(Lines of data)
________________________

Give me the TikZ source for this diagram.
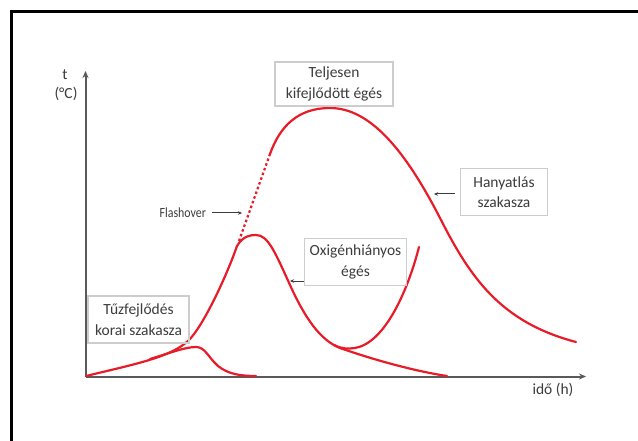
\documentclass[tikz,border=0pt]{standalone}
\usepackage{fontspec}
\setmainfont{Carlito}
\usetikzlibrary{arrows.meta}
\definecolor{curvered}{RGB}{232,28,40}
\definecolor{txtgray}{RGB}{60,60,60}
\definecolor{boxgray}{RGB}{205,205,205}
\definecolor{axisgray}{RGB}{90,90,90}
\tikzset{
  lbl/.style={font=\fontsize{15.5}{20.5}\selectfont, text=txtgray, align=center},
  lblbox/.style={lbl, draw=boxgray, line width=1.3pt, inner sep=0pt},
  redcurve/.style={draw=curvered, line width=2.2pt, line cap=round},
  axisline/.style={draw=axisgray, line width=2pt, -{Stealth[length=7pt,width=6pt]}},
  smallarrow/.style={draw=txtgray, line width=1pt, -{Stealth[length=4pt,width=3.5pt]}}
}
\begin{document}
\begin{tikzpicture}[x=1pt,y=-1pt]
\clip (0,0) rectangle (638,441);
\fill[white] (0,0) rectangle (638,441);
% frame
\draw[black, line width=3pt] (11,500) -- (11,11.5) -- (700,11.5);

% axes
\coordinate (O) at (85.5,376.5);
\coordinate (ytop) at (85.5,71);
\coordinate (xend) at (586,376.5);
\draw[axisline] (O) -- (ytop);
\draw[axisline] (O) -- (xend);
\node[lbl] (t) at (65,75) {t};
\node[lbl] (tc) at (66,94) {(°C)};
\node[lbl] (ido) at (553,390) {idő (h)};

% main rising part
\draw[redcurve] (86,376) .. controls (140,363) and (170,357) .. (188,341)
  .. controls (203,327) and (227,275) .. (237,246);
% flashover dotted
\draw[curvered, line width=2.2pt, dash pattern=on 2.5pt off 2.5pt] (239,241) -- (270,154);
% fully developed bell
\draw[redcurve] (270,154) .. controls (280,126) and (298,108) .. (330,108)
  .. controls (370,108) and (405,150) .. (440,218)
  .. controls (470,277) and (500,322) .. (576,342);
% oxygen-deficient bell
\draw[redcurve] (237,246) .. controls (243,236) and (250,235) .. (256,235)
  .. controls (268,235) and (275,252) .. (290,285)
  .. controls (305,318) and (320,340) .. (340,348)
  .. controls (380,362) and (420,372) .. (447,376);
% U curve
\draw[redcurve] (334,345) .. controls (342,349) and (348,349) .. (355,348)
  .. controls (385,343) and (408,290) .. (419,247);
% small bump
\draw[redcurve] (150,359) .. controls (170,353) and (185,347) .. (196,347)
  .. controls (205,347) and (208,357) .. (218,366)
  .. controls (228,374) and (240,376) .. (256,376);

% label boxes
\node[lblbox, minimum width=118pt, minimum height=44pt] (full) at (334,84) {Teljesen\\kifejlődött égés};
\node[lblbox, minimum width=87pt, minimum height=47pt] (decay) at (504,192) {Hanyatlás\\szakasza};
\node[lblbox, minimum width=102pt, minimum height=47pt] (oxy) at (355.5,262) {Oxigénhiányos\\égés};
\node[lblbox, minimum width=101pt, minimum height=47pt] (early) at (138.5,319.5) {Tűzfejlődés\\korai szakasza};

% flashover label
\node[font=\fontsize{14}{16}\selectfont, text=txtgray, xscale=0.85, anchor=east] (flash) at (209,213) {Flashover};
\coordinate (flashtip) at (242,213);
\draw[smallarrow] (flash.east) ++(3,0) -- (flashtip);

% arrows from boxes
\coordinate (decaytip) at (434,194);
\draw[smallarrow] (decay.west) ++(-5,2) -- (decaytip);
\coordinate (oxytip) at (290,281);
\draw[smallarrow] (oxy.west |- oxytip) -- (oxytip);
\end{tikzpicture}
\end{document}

________________________

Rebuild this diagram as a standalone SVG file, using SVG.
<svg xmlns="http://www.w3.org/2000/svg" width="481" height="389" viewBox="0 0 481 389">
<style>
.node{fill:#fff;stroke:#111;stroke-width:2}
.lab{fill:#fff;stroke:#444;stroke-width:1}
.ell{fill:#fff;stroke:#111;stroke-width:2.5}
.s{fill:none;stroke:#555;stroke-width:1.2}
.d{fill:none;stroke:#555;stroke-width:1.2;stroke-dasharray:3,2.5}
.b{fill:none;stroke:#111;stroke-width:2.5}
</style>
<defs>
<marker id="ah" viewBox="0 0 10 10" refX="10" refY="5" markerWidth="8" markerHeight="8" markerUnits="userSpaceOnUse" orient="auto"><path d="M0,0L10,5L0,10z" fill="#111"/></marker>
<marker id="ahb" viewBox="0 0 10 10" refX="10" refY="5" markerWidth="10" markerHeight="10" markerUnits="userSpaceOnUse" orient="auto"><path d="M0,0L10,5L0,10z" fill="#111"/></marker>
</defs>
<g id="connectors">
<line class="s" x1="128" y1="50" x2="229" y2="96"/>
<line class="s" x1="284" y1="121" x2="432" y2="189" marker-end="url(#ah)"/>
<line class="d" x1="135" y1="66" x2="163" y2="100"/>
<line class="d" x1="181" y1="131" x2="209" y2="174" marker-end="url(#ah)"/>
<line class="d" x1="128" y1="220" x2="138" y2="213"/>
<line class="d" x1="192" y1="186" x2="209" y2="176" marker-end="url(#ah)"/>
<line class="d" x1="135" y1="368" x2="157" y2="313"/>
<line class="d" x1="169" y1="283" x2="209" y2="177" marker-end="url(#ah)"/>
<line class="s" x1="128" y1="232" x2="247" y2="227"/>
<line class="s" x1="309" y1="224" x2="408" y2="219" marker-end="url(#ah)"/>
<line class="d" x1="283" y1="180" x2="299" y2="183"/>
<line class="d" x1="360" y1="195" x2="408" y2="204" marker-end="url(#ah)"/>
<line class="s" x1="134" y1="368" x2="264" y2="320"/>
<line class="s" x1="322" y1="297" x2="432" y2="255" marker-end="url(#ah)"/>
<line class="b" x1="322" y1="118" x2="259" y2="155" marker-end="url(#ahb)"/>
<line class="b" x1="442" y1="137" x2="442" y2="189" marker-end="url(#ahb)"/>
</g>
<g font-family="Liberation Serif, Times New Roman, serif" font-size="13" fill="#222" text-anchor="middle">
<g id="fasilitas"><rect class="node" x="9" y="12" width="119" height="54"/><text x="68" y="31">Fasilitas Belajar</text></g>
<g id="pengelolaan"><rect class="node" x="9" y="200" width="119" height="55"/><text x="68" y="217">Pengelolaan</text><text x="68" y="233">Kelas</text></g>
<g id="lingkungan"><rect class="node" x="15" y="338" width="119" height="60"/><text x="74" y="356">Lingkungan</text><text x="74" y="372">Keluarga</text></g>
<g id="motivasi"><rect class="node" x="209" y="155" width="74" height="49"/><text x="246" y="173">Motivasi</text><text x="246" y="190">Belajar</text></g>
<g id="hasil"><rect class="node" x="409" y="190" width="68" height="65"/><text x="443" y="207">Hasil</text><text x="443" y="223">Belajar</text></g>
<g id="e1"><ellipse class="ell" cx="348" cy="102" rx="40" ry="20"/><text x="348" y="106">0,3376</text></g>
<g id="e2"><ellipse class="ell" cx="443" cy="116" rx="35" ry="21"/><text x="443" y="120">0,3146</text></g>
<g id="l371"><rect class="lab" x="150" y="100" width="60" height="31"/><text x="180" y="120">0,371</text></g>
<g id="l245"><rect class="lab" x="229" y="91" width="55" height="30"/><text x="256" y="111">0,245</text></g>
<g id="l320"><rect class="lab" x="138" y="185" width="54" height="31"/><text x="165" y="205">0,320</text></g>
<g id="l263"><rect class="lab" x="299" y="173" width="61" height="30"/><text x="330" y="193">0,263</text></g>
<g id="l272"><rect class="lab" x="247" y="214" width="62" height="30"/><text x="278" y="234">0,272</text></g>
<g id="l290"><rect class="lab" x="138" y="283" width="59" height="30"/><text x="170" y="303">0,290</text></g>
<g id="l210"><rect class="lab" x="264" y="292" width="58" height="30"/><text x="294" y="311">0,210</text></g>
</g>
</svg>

________________________

- _GIVEN TASK_
In the entries above, find each line with the string "this" and copy it.

- _OUTPUT OF THE EXERCISE_
Give me the TikZ source for this diagram.
Rebuild this diagram as a standalone SVG file, using SVG.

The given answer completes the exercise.